Charge No. 2 states that the petitioner worked only for a period of 21 days during the month of October, 1986 and 21 days during the month of November 1986. It does not state that the petitioner remained absent on the remaining days of those two months without proper sanction of leave or unauthorisedly. However, an allegation of unauthorised absence from duty was set against the petitioner both by the Disciplinary Authority and the Appellate Authority. An allegation which is not an integral part of the charge framed against a delinquent employee will not be a valid basis for imposing penalty and if such a course is permitted, it will violate principles of natural justice and fair play. Therefore, the allegation of unauthorised absence to which reference is made by the Disciplinary Authority as well as by the Appellate Authority in their award should be eschewed, and if that allegation is eschewed, charge No. 2, as it is, does not constitute misconduct within the meaning of that term as defined in Clause (ix)(a) of Regulation 28.
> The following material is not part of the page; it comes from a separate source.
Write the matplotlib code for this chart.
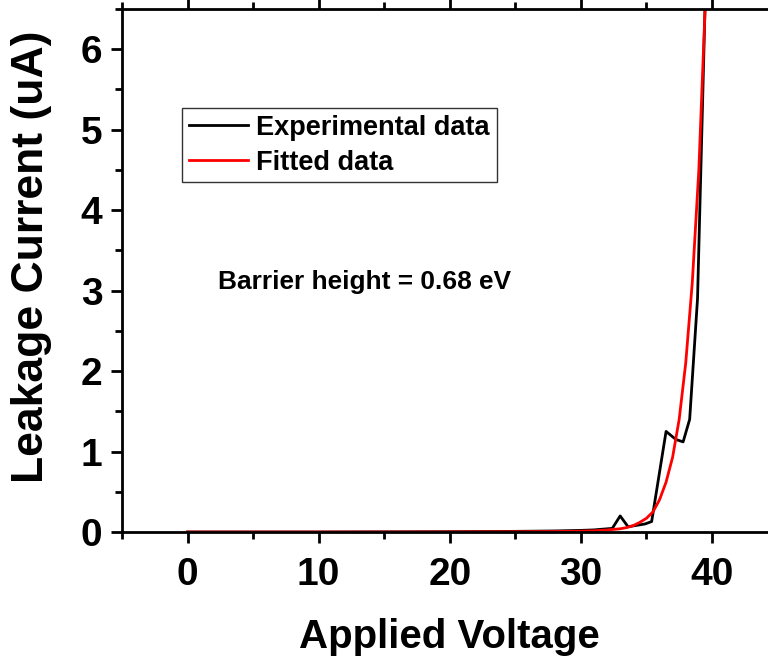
import matplotlib
matplotlib.use("Agg")
import matplotlib.pyplot as plt
from matplotlib.ticker import MultipleLocator

# Experimental data
exp_v = [0, 5, 10, 15, 20, 25, 28, 30, 31, 32.4, 33.0, 33.6, 34.9, 35.4, 36.5, 37.25, 37.8, 38.3, 38.9, 39.5]
exp_i = [0, 0, 0, 0.002, 0.004, 0.008, 0.013, 0.02, 0.026, 0.045, 0.2, 0.065, 0.1, 0.13, 1.25, 1.15, 1.12, 1.4, 2.9, 6.7]

# Fitted data
fit_v = [0, 5, 10, 15, 20, 25, 28, 30, 31, 32, 33, 33.5, 34, 34.5, 35, 35.5, 36, 36.5, 37, 37.5, 38, 38.5, 39, 39.5]
fit_i = [0, 0, 0, 0, 0.001, 0.003, 0.006, 0.01, 0.015, 0.025, 0.04, 0.055, 0.08, 0.12, 0.17, 0.25, 0.4, 0.62, 0.93, 1.4, 2.1, 3.1, 4.5, 6.6]

x_ticks = [0, 10, 20, 30, 40]
y_ticks = [0, 1, 2, 3, 4, 5, 6]

plt.rcParams['font.family'] = ['Liberation Sans', 'DejaVu Sans']
plt.rcParams['font.weight'] = 'bold'

W, H = 768, 659
fig = plt.figure(figsize=(W / 100, H / 100), dpi=100)
ax_w = 777.5 - 122
ax_h = 532 - 9
ax = fig.add_axes([122 / W, 1 - 532 / H, ax_w / W, ax_h / H])

ax.plot(exp_v, exp_i, color='black', lw=2.0, label='Experimental data')
ax.plot(fit_v, fit_i, color='#ff0000', lw=2.0, label='Fitted data')

ax.set_xlim(-5, 45)
ax.set_ylim(0, 6.5)
ax.set_xticks(x_ticks)
ax.set_yticks(y_ticks)
ax.xaxis.set_minor_locator(MultipleLocator(5))
ax.yaxis.set_minor_locator(MultipleLocator(0.5))

for s in ax.spines.values():
    s.set_linewidth(2.0)

ax.tick_params(which='both', direction='out', width=2.0, top=True, right=True,
               labeltop=False, labelright=False)
ax.tick_params(which='major', length=8, labelsize=28)
ax.tick_params(axis='x', which='major', pad=10)
ax.tick_params(axis='y', which='major', pad=6)
ax.tick_params(which='minor', length=5)
for lab in ax.get_xticklabels() + ax.get_yticklabels():
    lab.set_fontweight('bold')

ax.set_xlabel('Applied Voltage', fontsize=29, fontweight='bold')
ax.xaxis.label.set_va('baseline')
ax.xaxis.set_label_coords(0.5, -(648 - 532) / ax_h)

ax.set_ylabel('Leakage Current (uA)', fontsize=32, fontweight='bold')
ax.yaxis.label.set_va('center')
ax.yaxis.set_label_coords((32 - 122) / ax_w, (532 - 257) / ax_h)

leg = ax.legend(loc='upper left', bbox_to_anchor=(182 / W, 1 - 108 / H),
                bbox_transform=fig.transFigure, fontsize=19.5, frameon=True,
                fancybox=False, handlelength=2.2, handletextpad=0.3,
                borderpad=0.25, labelspacing=0.33, borderaxespad=0)
leg.get_frame().set_edgecolor('black')
leg.get_frame().set_linewidth(1.0)
for t in leg.get_texts():
    t.set_fontweight('bold')

fig.text(364 / W, 1 - 282 / H, 'Barrier height = 0.68 eV', fontsize=18.9,
         fontweight='bold', ha='center', va='center')

fig.savefig('out.png', dpi=100)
8. Now adverting to the last contention of the learned counsel for the petitioner, we may state that the explanations of the petitioner to the charge-sheet did not receive proper and fair consideration at the hands of the Disciplinary Authority and the Appellate Authority. Both the disciplinary authority and the appellate authority have casually adverted to the explanations without recording specific finding on the defence put forth by the petitioner except stating generally that the petitioner has not offered any satisfactory reply. Fair play in action requires that the disciplinary authority shall consider the defence of the delinquent with open mind and judiciously. Evidence of Sri T. Rajaram, management witness, is quite scanty and vague. There is no other evidence to bring home the charges.

9. In the result for the aforementioned reasons, the impugned action of the respondents cannot be sustained. Accordingly, the writ petition is allowed and the impugned order is quashed. The petitioner is entitled to all the reliefs, pecuniary and otherwise flowing from the quashing of the impugned order. No costs.